Additionally, by using online data collection through Amazon’s Mechanical Turk, Carpenter and colleagues’ design was able to include eight training sessions (compared with our three training sessions), leaving open the possibility that a longer period of training, either in overall timeframe or number of trials, might be necessary to elicit shifts in metacognitive insight. In fact, the authors report that shifts in metacognitive bias emerged first during training, and were followed later by (and were predictive of) improvements in metacognitive insight. This work provides the foundation for developing interventions to improve metacognitive ability in applied environments. However, our own results suggest that training metacognition is not straight-forward, and factors such as the form of feedback provided and the duration of training might be critical in enhancing metacognitive insight, beyond reducing the impact of suboptimal heuristics to confidence.

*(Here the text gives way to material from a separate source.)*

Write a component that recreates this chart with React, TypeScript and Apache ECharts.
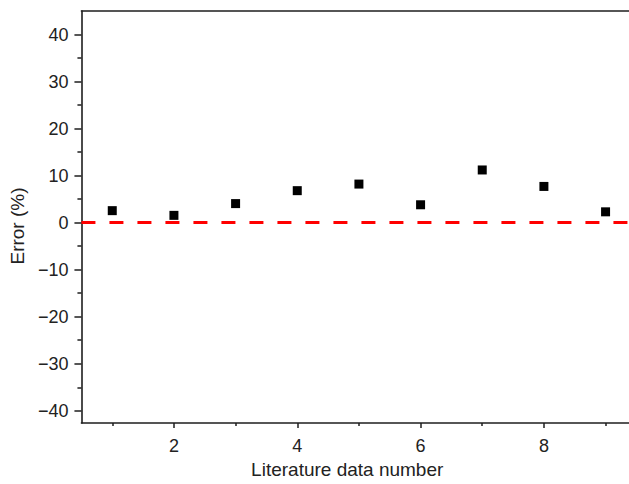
import React, { useEffect, useRef } from "react";
import * as echarts from "echarts";

const xValues = [1, 2, 3, 4, 5, 6, 7, 8, 9];
const errorValues = [2.55, 1.55, 4.05, 6.8, 8.2, 3.8, 11.2, 7.7, 2.3];
const yMajorTicks = [-40, -30, -20, -10, 0, 10, 20, 30, 40];
const yMinorTicks = [-35, -25, -15, -5, 5, 15, 25, 35];
const xMajorTicks = [2, 4, 6, 8];
const xMinorTicks = [1, 3, 5, 7, 9];
const referenceLine = 0;

const FONT = "'Liberation Sans', Arial, sans-serif";
const AXIS_COLOR = "#1e1e1e";
const TEXT_COLOR = "#222222";

export default function App() {
  const ref = useRef<HTMLDivElement>(null);
  useEffect(() => {
    if (!ref.current) return;
    const chart = echarts.init(ref.current, undefined, { renderer: "svg" });
    const X_MIN = 0.5;
    const X_MAX = 9.38;
    const Y_MIN = -42.6;
    const Y_MAX = 45;
    const fmt = (v: number) => String(v).replace("-", "\u2212");
    chart.setOption({
      animation: false,
      backgroundColor: "#ffffff",
      grid: { left: 81, right: 0, top: 11, bottom: 61, containLabel: false },
      xAxis: [
        {
          type: "value",
          min: X_MIN,
          max: X_MAX,
          position: "bottom",
          name: "Literature data number",
          nameLocation: "middle",
          nameGap: 34,
          nameTextStyle: { fontFamily: FONT, fontSize: 19, color: TEXT_COLOR, padding: [0, 16, 0, 0] },
          axisLine: { show: true, onZero: false, lineStyle: { color: AXIS_COLOR, width: 1.6 } },
          axisTick: { show: true, inside: false, length: 5, customValues: xMajorTicks, lineStyle: { color: AXIS_COLOR, width: 1.5 } },
          axisLabel: { show: true, customValues: xMajorTicks, margin: 14, fontFamily: FONT, fontSize: 18, color: TEXT_COLOR },
          splitLine: { show: false },
        },
        {
          type: "value",
          min: X_MIN,
          max: X_MAX,
          position: "bottom",
          axisLine: { show: false, onZero: false },
          axisTick: { show: true, inside: false, length: 3, customValues: xMinorTicks, lineStyle: { color: AXIS_COLOR, width: 1.5 } },
          axisLabel: { show: false },
          splitLine: { show: false },
        },
        {
          type: "value",
          min: X_MIN,
          max: X_MAX,
          position: "top",
          axisLine: { show: true, onZero: false, lineStyle: { color: AXIS_COLOR, width: 1.6 } },
          axisTick: { show: false },
          axisLabel: { show: false },
          splitLine: { show: false },
        },
      ],
      yAxis: [
        {
          type: "value",
          min: Y_MIN,
          max: Y_MAX,
          position: "left",
          name: "Error (%)",
          nameLocation: "middle",
          nameGap: 52,
          nameTextStyle: { fontFamily: FONT, fontSize: 19, color: TEXT_COLOR, padding: [0, 18, 0, 0] },
          axisLine: { show: true, onZero: false, lineStyle: { color: AXIS_COLOR, width: 1.6 } },
          axisTick: { show: true, inside: false, length: 7, customValues: yMajorTicks, lineStyle: { color: AXIS_COLOR, width: 1.5 } },
          axisLabel: { show: true, customValues: yMajorTicks, margin: 13, fontFamily: FONT, fontSize: 18, color: TEXT_COLOR, formatter: fmt },
          splitLine: { show: false },
        },
        {
          type: "value",
          min: Y_MIN,
          max: Y_MAX,
          position: "left",
          axisLine: { show: false, onZero: false },
          axisTick: { show: true, inside: false, length: 4, customValues: yMinorTicks, lineStyle: { color: AXIS_COLOR, width: 1.5 } },
          axisLabel: { show: false },
          splitLine: { show: false },
        },
      ],
      series: [
        {
          type: "scatter",
          xAxisIndex: 0,
          yAxisIndex: 0,
          symbol: "rect",
          symbolSize: 9,
          itemStyle: { color: "#000000", opacity: 1 },
          data: xValues.map((x, i) => [x, errorValues[i]]),
          z: 5,
          markLine: {
            silent: true,
            symbol: ["none", "none"],
            label: { show: false },
            lineStyle: { color: "#ff0000", width: 3, type: [14, 14], opacity: 1 },
            data: [{ yAxis: referenceLine }],
          },
        },
      ],
    });
    return () => chart.dispose();
  }, []);
  return (
    <div
      ref={ref}
      style={{ position: "fixed", left: 0, top: 0, width: 629, height: 484, background: "#fff" }}
    />
  );
}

Metacognition has been proposed as an important self-regulatory process, aiding learning and performance, and interventions that can improve metacognitive processes therefore have potentially widespread applications across domains involving human performance (Callender, Franco-Watkins, & Roberts, 2016; Mamassian, 2016; Meyniel, Sigman, & Mainen, 2015). Our results reveal that the dynamics of factors influencing confidence estimation change with practice on a task. This shift occurs regardless of whether a variable or stable environment is experienced during practice, and regardless of whether performance feedback is available during practice. However, we did not observe improvements to metacognitive insight – our training protocol did not affect an individual’s ability to differentiate between correct and incorrect responses via their confidence estimation. This opens the door for future research to continue to investigate the dynamics of the computation of confidence, particularly the flexibility of metacognitive processes to adapt to factors that have the potential to contaminate confidence estimation.